I think the social stigma argument is oversimplified. Nerds often just trade the standard status hierarchy for another, governed by more nerdly pursuits. Yet positive nerd social spaces and stereotypes for boys are much more accessible than those for girls.
That is true of most adults (of both sexes) however most people (here in the UK at least) choose the general direction of their careers at the age of 14, which is when you choose your GCSEs. You get to tweak it again at 16 when you choose your A-levels (from a subset of your GCSEs) and again at 18 when you choose your first degree, but the decisions made at 14 are so far upstream at this point that you only have so much maneuverability left.
Anyway, at 14, I remember that my double-science class was almost entirely male, perhaps 5/25 girls (about 100 people in my year in total).
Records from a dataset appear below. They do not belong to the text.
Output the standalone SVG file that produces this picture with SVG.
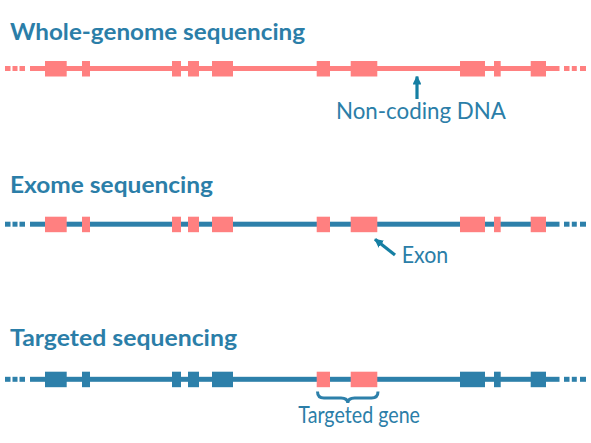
<svg xmlns="http://www.w3.org/2000/svg" width="591" height="443" viewBox="0 0 591 443">
<defs>
<style>
.title{font-family:Lato,"Open Sans","Liberation Sans",sans-serif;font-weight:700;font-size:23px;fill:#2b7ea8}
.label{font-family:Lato,"Open Sans","Liberation Sans",sans-serif;font-weight:400;font-size:23px;fill:#2b7ea8}
.pink{fill:#ff8080}
.blue{fill:#2d80aa}
.arrow{stroke:#157fa3;stroke-width:3.2;fill:none}
</style>
<marker id="ah" viewBox="0 0 10 10" refX="9" refY="5" markerWidth="2.8" markerHeight="2.8" markerUnits="strokeWidth" orient="auto">
<path d="M0,0 L10,5 L0,10 Z" fill="#157fa3"/>
</marker>
<g id="track-dots">
<rect x="5" y="-2.5" width="5.5" height="5"/>
<rect x="12.5" y="-2.5" width="5" height="5"/>
<rect x="19.5" y="-2.5" width="5.5" height="5"/>
<rect x="30" y="-2.5" width="529.5" height="5"/>
<rect x="564" y="-2.5" width="5.5" height="5"/>
<rect x="571.8" y="-2.5" width="5" height="5"/>
<rect x="580" y="-2.5" width="6" height="5"/>
</g>
</defs>

<g id="row-whole-genome">
<text class="title" x="10" y="40" textLength="295" lengthAdjust="spacingAndGlyphs">Whole-genome sequencing</text>
<use href="#track-dots" transform="translate(0,68.5)" class="pink"/>
<g class="pink">
<rect x="45" y="61" width="21.7" height="15.5"/>
<rect x="82" y="61" width="8" height="15.5"/>
<rect x="172" y="61" width="9" height="15.5"/>
<rect x="188" y="61" width="11" height="15.5"/>
<rect x="212" y="61" width="21" height="15.5"/>
<rect x="316.7" y="61" width="13.3" height="15.5"/>
<rect x="350.7" y="61" width="26.6" height="15.5"/>
<rect x="460" y="61" width="25" height="15.5"/>
<rect x="494" y="61" width="6.7" height="15.5"/>
<rect x="530.7" y="61" width="15.3" height="15.5"/>
</g>
<text class="label" x="336" y="119.3" textLength="170" lengthAdjust="spacingAndGlyphs">Non-coding DNA</text>
</g>

<g id="row-exome">
<text class="title" x="10" y="193" textLength="203" lengthAdjust="spacingAndGlyphs">Exome sequencing</text>
<use href="#track-dots" transform="translate(0,224.2)" class="blue"/>
<g class="pink">
<rect x="45" y="216.7" width="21.7" height="15.5"/>
<rect x="82" y="216.7" width="8" height="15.5"/>
<rect x="172" y="216.7" width="9" height="15.5"/>
<rect x="188" y="216.7" width="11" height="15.5"/>
<rect x="212" y="216.7" width="21" height="15.5"/>
<rect x="316.7" y="216.7" width="13.3" height="15.5"/>
<rect x="350.7" y="216.7" width="26.6" height="15.5"/>
<rect x="460" y="216.7" width="25" height="15.5"/>
<rect x="494" y="216.7" width="6.7" height="15.5"/>
<rect x="530.7" y="216.7" width="15.3" height="15.5"/>
</g>
<text class="label" x="401.7" y="263.3" textLength="46.6" lengthAdjust="spacingAndGlyphs">Exon</text>
</g>

<g id="row-targeted">
<text class="title" x="10" y="346" textLength="227" lengthAdjust="spacingAndGlyphs">Targeted sequencing</text>
<use href="#track-dots" transform="translate(0,379.3)" class="blue"/>
<g class="blue">
<rect x="45" y="371.7" width="21.7" height="15.5"/>
<rect x="82" y="371.7" width="8" height="15.5"/>
<rect x="172" y="371.7" width="9" height="15.5"/>
<rect x="188" y="371.7" width="11" height="15.5"/>
<rect x="212" y="371.7" width="21" height="15.5"/>
<rect x="460" y="371.7" width="25" height="15.5"/>
<rect x="494" y="371.7" width="6.7" height="15.5"/>
<rect x="530.7" y="371.7" width="15.3" height="15.5"/>
</g>
<g class="pink">
<rect x="316.7" y="371.7" width="13.3" height="15.5"/>
<rect x="350.7" y="371.7" width="26.6" height="15.5"/>
</g>
<text class="label" x="298.3" y="423.3" textLength="121.7" lengthAdjust="spacingAndGlyphs">Targeted gene</text>
</g>

<g id="connectors">
<line class="arrow" x1="417" y1="99" x2="417" y2="76.5" marker-end="url(#ah)"/>
<line class="arrow" x1="395" y1="255" x2="375" y2="239.2" marker-end="url(#ah)"/>
<path d="M317.5,391.5 Q317.5,398 324,398 L341,398 Q347.5,398 347.8,403 Q348.1,398 354.6,398 L371.5,398 Q378,398 378,391.5" stroke="#2d80aa" stroke-width="3" fill="none"/>
</g>
</svg>
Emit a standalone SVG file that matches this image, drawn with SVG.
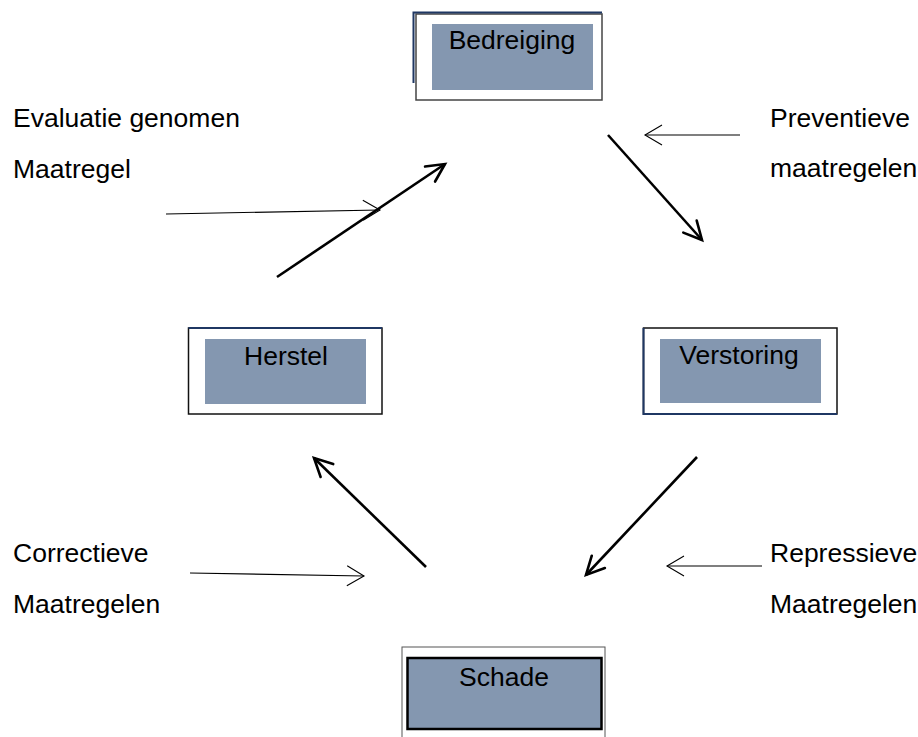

Drama and English had the opposite ratio. Only those 5 girls would even have had the option to take a science or engineering degree, 10% of the females in the year. Now we all know you don't need one of those to work in IT, but still, if you want girls in the field, that's where you've got to catch them.
Maybe they don't want to be caught, as Greenspun spelled out. The women with the ability seem to have a better life perspective than the men, on average. They prove their better understanding of mathematics by working out the bayesian priors and adjust career goals accordingly.
I don't have the best eyesight in the world, my whole family basically consists of mole people, so that site freaked me out. I thought something was going wrong with me.
I would suggest that girls form study groups. My daughter and 4 of her girl friends formed one in her senior year in high school for English, Calculus, Physics, etc. My daughter got a lot from it. Two of the girls were valedictorians; all went to top schools. It succeeded because they were motivated to get into good schools and the the simple model probably doesn't scale. School sponsored pairings in science didn't work so well because personality problems and differences in dedication.
Has anyone had experience (or their kids) with online study groups, particularly with collaborative aids?
Why did you choose to phrase that "I would suggest that girls form study groups" and not "I would suggest that all students form study groups?" Just because you have a daughter? Because the topic of the article is about women and mathematics? Or because there is something about study groups that especially helps girls, but not boys?
The topic was women and mathematics, but I phrased it that way because of the sexual dynamics of mixed groups of teenagers. Because boys tend to be more skilled at math, they will show off and the girls will tend to become more passive. The boys' competitiveness will dominate. Of course, study groups for boys are a good thing too.
With the whole goddamn responsibility of keeping humanity alive on top of them undoubtedly there’s a genetic disposition for women to be more risk averse. Math and programming are relatively precarious. That though probably is easily overcome, since women have clearly been extremely competent in pretty much every other field now for decades.
So the problem has to lie in social conditioning. Cultural expectation and etiquette has always been the most powerful destroyer of potential in both men and women. Tradition is THE enemy.
(Heard this joke? Why do baby boys wear blue and baby girls wear pink? Because they don’t have a fucking choice.)